Source code of charts.
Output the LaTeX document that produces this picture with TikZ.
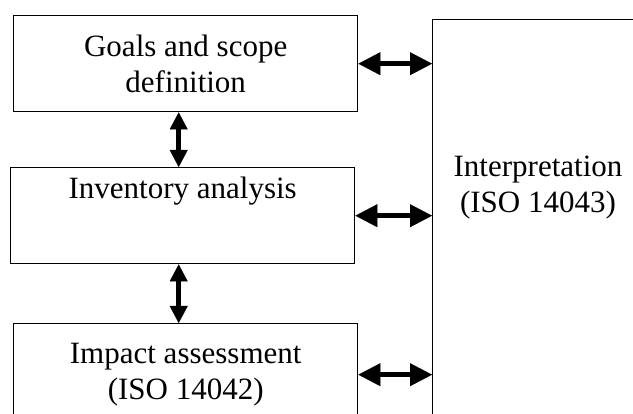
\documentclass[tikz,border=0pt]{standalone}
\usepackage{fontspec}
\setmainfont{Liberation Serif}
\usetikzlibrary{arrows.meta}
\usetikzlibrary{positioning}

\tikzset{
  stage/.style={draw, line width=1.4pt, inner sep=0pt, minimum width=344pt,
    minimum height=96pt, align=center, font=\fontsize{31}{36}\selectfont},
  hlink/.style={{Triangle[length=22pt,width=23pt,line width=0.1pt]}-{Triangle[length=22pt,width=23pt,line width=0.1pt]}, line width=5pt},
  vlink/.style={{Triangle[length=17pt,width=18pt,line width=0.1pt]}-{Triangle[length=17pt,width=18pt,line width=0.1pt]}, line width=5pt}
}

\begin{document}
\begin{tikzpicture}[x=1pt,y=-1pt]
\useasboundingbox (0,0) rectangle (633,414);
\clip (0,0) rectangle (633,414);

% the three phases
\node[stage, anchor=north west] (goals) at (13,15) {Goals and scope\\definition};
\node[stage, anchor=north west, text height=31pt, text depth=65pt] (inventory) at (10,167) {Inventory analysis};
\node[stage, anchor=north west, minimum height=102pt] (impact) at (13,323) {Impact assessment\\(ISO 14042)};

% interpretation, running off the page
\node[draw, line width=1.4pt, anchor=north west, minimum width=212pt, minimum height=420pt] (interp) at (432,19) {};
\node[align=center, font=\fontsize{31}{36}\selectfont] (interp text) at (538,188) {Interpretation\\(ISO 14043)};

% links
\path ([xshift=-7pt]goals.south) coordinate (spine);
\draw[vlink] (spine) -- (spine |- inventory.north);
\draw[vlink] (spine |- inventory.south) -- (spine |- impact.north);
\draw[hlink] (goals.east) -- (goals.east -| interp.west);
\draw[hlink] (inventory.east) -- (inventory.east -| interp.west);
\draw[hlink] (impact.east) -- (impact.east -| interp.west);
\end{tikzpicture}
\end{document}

* * *

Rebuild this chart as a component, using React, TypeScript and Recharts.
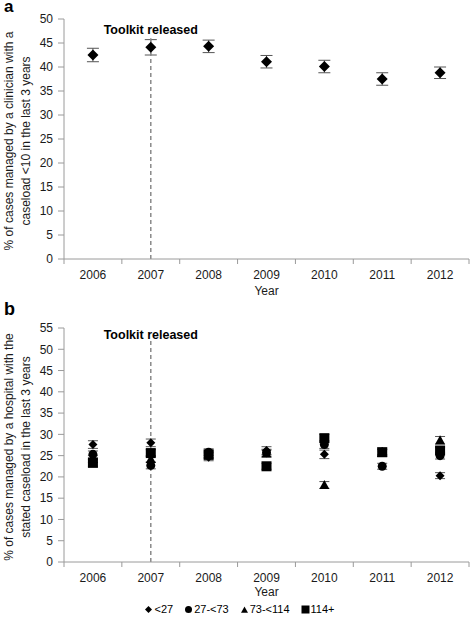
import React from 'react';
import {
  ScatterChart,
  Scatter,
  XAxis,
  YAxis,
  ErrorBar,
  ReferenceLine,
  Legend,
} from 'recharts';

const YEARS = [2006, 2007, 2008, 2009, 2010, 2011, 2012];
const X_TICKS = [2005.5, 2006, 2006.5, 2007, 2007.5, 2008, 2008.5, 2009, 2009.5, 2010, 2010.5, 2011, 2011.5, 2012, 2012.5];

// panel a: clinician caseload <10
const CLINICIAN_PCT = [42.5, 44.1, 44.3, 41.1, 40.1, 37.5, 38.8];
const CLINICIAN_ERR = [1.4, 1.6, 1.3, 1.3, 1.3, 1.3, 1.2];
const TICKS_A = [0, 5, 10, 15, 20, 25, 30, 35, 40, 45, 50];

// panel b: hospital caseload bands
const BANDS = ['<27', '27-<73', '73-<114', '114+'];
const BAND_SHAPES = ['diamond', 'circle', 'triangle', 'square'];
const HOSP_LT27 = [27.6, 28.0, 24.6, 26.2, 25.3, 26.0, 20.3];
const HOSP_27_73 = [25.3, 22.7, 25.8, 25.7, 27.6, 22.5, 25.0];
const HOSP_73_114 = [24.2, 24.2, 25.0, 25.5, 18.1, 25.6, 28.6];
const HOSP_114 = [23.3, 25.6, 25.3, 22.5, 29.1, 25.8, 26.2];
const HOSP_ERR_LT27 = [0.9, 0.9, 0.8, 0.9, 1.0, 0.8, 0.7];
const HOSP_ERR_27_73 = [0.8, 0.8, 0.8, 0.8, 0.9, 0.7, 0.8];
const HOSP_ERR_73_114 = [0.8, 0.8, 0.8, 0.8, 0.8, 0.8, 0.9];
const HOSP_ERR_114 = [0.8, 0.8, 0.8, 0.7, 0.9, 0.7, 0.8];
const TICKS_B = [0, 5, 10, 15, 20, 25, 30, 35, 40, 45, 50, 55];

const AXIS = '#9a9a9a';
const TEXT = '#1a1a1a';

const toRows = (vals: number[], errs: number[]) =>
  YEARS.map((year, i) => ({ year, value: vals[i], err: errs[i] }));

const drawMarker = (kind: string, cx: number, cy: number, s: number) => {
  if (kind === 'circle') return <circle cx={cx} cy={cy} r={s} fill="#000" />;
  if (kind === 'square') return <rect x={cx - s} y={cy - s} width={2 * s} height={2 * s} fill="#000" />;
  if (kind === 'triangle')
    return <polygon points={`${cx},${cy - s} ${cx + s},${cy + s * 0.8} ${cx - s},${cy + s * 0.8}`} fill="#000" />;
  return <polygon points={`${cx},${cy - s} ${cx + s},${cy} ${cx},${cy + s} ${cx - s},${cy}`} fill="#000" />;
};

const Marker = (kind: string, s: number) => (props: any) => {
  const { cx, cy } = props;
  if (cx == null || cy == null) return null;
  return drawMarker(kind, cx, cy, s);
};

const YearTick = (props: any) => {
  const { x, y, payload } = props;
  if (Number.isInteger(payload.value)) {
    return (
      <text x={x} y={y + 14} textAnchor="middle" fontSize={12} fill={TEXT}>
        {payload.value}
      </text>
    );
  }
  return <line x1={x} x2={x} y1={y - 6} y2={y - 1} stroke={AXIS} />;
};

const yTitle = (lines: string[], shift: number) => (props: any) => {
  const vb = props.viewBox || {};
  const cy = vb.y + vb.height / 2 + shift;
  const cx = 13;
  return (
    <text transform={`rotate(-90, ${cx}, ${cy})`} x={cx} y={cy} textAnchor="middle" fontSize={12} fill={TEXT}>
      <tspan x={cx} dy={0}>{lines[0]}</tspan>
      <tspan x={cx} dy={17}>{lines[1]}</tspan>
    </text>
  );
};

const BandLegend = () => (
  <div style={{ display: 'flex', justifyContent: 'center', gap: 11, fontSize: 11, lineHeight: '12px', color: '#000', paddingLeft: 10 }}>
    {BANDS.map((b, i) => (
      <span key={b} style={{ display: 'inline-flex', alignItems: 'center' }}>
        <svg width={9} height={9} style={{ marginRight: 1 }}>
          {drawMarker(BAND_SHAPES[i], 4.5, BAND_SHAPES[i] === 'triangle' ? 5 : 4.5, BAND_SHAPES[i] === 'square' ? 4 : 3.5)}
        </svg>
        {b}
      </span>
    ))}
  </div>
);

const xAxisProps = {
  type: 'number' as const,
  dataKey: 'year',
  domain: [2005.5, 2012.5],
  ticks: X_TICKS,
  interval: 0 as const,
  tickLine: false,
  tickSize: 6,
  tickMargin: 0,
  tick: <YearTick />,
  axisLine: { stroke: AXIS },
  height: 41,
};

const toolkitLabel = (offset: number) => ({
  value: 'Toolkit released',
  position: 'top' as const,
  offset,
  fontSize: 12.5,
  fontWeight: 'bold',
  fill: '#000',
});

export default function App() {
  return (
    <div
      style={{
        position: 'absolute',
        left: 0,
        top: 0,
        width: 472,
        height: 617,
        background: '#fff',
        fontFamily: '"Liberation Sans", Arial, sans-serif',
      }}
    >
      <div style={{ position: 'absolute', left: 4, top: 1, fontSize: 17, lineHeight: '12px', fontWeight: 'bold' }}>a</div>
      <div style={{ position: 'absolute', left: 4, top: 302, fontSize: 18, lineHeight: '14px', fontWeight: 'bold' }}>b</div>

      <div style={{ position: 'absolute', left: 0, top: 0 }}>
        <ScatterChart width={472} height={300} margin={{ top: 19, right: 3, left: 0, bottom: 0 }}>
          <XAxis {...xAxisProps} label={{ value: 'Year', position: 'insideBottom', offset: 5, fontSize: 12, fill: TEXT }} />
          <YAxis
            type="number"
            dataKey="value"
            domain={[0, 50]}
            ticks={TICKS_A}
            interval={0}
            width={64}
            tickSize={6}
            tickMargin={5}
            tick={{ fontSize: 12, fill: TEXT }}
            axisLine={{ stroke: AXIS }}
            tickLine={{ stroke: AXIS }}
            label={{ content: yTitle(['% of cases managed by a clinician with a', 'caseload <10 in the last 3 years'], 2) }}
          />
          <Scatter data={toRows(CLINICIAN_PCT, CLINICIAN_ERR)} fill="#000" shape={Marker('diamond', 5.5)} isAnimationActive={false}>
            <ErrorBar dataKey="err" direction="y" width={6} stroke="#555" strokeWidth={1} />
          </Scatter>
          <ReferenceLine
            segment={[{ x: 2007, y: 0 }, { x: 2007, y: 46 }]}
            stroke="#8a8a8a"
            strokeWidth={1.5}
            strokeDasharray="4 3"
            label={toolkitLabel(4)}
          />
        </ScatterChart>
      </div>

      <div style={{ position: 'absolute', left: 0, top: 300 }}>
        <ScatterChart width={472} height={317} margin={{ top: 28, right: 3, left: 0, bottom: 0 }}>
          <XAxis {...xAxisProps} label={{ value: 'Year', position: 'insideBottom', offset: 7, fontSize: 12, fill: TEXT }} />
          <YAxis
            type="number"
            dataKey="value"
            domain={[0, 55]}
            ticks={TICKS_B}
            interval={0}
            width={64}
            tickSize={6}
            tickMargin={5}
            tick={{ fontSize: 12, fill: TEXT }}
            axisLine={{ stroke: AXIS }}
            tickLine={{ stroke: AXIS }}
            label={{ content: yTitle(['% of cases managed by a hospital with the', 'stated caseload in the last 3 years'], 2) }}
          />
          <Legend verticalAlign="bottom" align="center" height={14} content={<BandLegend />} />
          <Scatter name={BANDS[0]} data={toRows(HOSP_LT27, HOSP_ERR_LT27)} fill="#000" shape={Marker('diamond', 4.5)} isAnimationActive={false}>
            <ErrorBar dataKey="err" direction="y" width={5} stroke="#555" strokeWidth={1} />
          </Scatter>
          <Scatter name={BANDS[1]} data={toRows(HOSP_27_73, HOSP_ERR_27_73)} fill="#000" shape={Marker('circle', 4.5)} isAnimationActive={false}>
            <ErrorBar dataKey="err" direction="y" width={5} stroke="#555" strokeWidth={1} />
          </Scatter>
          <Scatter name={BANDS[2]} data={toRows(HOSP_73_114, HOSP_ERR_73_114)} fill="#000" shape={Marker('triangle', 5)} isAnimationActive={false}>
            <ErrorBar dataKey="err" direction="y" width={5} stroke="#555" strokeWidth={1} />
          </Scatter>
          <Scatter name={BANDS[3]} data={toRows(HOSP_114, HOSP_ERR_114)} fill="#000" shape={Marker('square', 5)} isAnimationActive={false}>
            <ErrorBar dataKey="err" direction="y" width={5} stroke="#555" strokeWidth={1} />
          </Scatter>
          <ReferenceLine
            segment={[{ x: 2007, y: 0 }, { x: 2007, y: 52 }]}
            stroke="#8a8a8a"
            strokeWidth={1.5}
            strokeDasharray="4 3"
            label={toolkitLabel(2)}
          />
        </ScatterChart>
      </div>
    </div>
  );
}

Short task. All lines above starting at the one with "Output the LaTeX" and ending at the one with "(interp text) at", inclusive, are to be printed again exactly, with the pictures left out.

Final result.
Output the LaTeX document that produces this picture with TikZ.
\documentclass[tikz,border=0pt]{standalone}
\usepackage{fontspec}
\setmainfont{Liberation Serif}
\usetikzlibrary{arrows.meta}
\usetikzlibrary{positioning}

\tikzset{
  stage/.style={draw, line width=1.4pt, inner sep=0pt, minimum width=344pt,
    minimum height=96pt, align=center, font=\fontsize{31}{36}\selectfont},
  hlink/.style={{Triangle[length=22pt,width=23pt,line width=0.1pt]}-{Triangle[length=22pt,width=23pt,line width=0.1pt]}, line width=5pt},
  vlink/.style={{Triangle[length=17pt,width=18pt,line width=0.1pt]}-{Triangle[length=17pt,width=18pt,line width=0.1pt]}, line width=5pt}
}

\begin{document}
\begin{tikzpicture}[x=1pt,y=-1pt]
\useasboundingbox (0,0) rectangle (633,414);
\clip (0,0) rectangle (633,414);

% the three phases
\node[stage, anchor=north west] (goals) at (13,15) {Goals and scope\\definition};
\node[stage, anchor=north west, text height=31pt, text depth=65pt] (inventory) at (10,167) {Inventory analysis};
\node[stage, anchor=north west, minimum height=102pt] (impact) at (13,323) {Impact assessment\\(ISO 14042)};

% interpretation, running off the page
\node[draw, line width=1.4pt, anchor=north west, minimum width=212pt, minimum height=420pt] (interp) at (432,19) {};
\node[align=center, font=\fontsize{31}{36}\selectfont] (interp text) at (538,188) {Interpretation\\(ISO 14043)};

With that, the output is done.